--- START Input data ---

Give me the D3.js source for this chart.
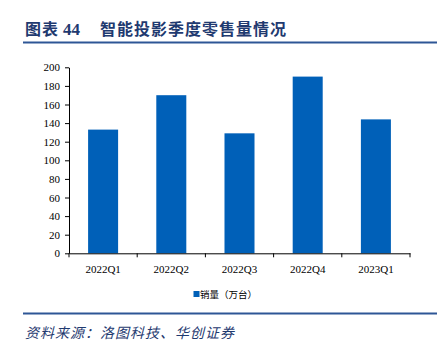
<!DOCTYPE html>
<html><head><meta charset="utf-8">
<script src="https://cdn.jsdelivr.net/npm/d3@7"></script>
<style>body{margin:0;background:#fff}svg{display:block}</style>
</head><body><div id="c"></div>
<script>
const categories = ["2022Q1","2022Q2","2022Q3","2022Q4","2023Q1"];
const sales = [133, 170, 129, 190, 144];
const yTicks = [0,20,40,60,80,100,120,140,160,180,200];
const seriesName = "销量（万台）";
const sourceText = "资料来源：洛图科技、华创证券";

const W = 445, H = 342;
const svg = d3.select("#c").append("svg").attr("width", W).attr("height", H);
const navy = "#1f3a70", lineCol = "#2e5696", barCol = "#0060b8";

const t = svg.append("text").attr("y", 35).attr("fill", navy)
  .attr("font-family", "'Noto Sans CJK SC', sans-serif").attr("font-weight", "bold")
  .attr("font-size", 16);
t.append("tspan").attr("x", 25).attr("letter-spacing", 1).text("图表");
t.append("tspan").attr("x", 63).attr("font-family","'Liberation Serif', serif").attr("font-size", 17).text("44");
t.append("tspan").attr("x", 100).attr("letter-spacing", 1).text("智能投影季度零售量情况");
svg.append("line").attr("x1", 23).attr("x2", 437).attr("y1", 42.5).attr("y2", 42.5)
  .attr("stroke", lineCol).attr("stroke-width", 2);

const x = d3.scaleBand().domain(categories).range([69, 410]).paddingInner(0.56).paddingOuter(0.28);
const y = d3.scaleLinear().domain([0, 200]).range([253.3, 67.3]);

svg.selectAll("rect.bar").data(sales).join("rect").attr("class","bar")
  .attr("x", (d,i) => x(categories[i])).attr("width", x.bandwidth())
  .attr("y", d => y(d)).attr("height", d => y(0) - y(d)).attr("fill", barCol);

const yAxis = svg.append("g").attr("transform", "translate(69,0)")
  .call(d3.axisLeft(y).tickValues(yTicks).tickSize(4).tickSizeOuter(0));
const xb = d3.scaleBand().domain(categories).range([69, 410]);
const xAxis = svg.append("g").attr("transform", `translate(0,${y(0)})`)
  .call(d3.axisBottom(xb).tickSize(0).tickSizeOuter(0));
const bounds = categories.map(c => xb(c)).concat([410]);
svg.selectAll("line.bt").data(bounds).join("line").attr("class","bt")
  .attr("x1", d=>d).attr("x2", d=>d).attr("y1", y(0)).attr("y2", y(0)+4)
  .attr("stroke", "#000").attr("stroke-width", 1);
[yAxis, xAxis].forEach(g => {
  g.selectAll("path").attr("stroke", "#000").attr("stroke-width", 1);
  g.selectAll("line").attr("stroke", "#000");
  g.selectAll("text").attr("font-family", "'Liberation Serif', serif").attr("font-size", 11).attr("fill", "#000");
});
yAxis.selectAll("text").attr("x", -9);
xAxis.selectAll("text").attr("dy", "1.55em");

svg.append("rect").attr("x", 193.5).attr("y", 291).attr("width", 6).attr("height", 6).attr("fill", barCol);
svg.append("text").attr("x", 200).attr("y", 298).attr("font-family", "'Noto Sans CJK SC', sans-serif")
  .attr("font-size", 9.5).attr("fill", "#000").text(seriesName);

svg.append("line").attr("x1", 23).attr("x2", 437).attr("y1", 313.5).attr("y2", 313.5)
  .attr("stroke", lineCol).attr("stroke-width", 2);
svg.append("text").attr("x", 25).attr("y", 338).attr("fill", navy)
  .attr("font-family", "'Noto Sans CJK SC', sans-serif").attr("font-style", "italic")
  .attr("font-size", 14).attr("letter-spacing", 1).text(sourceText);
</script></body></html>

--- END Input data ---
--- START Input data ---

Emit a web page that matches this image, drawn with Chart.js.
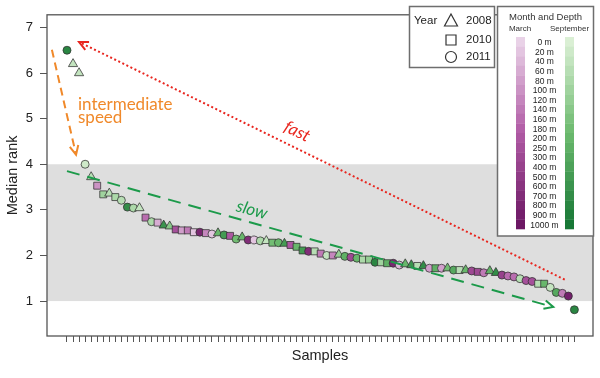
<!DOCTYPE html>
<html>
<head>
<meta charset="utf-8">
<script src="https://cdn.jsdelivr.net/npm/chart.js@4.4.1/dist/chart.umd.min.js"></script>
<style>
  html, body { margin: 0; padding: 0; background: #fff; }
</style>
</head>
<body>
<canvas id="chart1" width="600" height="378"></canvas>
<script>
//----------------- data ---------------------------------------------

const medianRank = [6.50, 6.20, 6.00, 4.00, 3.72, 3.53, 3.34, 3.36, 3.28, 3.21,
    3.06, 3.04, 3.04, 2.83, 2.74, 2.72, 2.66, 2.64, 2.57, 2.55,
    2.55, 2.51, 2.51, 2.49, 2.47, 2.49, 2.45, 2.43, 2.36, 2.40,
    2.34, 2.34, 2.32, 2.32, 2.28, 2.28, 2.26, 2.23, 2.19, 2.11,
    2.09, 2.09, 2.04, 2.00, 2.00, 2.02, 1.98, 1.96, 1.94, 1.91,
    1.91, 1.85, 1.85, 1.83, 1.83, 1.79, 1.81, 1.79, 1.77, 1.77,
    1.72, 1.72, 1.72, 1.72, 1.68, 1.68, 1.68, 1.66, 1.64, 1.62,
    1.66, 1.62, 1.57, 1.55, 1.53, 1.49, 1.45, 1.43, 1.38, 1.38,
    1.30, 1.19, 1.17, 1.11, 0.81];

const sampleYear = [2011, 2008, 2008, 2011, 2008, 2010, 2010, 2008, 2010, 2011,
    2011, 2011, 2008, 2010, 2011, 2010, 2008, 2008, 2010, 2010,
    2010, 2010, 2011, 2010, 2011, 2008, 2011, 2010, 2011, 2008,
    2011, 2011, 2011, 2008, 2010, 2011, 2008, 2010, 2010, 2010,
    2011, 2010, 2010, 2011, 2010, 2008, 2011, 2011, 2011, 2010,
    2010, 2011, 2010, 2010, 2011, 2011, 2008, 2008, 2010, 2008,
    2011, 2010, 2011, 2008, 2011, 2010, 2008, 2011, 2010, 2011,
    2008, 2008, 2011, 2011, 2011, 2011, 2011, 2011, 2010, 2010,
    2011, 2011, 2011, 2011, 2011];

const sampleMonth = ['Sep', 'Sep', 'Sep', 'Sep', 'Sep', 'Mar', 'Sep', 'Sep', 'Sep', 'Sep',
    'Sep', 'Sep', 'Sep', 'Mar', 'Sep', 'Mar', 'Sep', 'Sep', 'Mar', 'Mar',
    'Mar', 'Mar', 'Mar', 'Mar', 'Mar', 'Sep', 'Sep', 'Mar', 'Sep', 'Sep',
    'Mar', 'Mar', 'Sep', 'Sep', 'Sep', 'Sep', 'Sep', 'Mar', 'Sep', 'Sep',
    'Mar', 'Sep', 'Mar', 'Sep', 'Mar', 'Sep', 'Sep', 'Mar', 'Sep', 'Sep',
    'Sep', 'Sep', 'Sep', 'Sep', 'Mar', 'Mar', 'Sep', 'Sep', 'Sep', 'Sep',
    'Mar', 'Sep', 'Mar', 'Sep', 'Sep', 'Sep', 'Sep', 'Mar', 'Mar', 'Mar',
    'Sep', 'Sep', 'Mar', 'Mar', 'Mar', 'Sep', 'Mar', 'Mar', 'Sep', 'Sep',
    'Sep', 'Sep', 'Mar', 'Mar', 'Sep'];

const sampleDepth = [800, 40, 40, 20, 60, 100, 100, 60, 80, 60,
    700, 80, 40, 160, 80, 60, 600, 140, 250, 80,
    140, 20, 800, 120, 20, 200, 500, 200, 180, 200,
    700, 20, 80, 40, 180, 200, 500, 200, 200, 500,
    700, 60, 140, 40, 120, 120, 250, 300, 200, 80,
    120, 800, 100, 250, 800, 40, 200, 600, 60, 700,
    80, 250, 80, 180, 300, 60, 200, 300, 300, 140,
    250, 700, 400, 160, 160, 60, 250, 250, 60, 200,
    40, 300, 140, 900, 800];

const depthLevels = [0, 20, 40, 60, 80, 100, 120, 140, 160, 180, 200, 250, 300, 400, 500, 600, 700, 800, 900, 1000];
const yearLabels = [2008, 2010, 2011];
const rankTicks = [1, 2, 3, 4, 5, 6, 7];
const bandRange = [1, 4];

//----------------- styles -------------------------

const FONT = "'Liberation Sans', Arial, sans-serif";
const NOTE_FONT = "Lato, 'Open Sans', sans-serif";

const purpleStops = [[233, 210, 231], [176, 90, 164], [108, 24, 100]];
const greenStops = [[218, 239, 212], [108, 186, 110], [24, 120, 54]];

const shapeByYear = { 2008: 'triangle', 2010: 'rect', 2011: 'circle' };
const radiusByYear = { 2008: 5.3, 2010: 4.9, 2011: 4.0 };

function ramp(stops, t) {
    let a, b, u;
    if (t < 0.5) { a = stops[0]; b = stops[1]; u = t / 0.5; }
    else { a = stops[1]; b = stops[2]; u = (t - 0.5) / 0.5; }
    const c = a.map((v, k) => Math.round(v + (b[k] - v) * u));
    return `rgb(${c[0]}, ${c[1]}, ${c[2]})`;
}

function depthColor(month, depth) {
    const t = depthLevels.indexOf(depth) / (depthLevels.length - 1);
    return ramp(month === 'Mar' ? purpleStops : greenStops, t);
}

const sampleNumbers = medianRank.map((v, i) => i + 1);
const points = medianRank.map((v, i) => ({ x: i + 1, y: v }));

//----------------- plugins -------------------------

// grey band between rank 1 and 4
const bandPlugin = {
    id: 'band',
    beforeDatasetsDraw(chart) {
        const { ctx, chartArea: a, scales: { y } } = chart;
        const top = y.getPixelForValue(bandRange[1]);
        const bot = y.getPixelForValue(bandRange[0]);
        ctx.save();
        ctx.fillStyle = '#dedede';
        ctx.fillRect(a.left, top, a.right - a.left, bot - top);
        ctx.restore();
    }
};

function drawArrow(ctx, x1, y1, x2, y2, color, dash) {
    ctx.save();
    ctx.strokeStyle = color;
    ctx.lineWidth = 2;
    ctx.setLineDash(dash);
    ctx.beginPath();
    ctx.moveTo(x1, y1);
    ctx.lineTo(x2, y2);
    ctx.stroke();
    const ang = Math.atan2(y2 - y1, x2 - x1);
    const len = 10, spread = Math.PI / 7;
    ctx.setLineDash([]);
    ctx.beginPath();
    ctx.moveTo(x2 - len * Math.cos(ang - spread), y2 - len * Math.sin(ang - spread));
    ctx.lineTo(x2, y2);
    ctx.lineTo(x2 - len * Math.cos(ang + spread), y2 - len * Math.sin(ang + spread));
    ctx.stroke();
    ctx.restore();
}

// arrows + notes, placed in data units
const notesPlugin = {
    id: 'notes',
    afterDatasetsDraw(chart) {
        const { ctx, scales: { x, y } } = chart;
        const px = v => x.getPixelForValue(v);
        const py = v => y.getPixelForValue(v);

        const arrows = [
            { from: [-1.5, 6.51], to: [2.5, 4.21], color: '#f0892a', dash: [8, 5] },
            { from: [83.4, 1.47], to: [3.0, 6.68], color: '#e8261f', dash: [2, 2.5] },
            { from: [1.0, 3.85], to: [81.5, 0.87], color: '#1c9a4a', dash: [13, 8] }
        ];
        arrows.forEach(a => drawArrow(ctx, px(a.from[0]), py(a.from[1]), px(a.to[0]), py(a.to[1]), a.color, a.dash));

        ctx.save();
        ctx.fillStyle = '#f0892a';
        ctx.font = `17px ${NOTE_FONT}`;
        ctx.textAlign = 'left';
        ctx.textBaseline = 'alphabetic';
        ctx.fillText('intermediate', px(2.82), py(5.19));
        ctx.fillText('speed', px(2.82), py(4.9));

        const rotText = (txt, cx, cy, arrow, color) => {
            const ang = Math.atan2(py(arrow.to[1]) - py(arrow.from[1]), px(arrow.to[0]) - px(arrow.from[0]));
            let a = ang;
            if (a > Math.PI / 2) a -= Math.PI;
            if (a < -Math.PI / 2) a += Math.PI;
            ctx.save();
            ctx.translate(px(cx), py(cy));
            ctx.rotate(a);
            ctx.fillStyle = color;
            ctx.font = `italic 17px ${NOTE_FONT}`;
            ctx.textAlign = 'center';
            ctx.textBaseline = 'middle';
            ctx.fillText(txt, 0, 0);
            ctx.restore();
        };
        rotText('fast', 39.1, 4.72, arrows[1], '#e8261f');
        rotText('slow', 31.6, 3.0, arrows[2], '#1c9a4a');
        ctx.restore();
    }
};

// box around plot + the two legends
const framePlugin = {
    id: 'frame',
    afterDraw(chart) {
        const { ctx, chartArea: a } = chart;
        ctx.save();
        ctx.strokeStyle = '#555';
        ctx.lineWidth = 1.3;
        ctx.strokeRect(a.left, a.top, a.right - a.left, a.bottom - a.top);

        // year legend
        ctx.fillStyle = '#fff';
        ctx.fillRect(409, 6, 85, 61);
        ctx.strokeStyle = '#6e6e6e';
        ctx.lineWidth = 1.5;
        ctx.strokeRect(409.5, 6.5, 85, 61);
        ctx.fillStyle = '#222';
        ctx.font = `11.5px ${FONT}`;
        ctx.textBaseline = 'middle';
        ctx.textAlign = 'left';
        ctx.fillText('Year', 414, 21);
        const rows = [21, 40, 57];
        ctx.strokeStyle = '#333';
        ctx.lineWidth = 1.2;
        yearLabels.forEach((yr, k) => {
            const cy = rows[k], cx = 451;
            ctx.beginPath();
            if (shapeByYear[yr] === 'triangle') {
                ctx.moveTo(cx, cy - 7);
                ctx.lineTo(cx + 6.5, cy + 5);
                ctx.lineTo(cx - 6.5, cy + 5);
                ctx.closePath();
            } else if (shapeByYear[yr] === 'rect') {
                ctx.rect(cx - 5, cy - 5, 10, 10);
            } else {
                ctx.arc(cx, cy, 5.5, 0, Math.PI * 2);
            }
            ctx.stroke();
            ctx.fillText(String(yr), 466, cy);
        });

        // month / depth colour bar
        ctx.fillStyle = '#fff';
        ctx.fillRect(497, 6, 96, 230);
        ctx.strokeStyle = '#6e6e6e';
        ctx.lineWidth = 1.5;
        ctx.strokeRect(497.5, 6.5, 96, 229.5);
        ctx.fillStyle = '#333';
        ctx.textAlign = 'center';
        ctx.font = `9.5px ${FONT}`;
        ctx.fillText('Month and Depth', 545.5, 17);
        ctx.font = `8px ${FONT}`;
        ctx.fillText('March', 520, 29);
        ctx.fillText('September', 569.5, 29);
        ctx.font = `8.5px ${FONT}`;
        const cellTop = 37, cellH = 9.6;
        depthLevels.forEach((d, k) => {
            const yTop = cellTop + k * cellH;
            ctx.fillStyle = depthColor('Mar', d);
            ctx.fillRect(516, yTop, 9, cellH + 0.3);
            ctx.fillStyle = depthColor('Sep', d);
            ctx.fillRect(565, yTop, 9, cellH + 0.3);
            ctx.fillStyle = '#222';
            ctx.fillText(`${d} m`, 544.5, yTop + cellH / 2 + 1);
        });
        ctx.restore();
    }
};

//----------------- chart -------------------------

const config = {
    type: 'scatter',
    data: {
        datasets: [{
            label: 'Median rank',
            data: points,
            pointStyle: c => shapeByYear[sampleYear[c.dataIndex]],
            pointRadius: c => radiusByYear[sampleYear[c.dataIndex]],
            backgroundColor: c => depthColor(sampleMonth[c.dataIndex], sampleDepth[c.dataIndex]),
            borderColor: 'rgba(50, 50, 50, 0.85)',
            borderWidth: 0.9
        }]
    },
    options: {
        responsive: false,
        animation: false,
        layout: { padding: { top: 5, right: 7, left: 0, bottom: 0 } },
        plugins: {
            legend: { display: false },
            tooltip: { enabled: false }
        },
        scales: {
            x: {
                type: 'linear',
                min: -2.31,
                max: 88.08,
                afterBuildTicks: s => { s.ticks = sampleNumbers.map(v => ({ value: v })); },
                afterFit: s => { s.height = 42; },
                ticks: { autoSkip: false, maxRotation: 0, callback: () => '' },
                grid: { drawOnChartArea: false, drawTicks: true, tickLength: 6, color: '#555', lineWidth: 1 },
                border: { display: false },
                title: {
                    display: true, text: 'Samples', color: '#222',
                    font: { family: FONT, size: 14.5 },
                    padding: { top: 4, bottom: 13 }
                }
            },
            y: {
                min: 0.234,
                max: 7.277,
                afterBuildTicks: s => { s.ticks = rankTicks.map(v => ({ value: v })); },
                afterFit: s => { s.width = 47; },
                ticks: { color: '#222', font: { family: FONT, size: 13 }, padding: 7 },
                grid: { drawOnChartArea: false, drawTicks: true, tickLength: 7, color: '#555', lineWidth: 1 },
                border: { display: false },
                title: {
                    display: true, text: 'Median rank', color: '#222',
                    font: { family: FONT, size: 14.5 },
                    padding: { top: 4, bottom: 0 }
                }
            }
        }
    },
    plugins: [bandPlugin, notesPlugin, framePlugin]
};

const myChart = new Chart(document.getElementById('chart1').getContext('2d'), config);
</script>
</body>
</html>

--- END Input data ---

Challenge:
Gather up, from the records above, each line where the word "this" appears.

Correct output:
Give me the D3.js source for this chart.
Emit a web page that matches this image, drawn with Chart.js.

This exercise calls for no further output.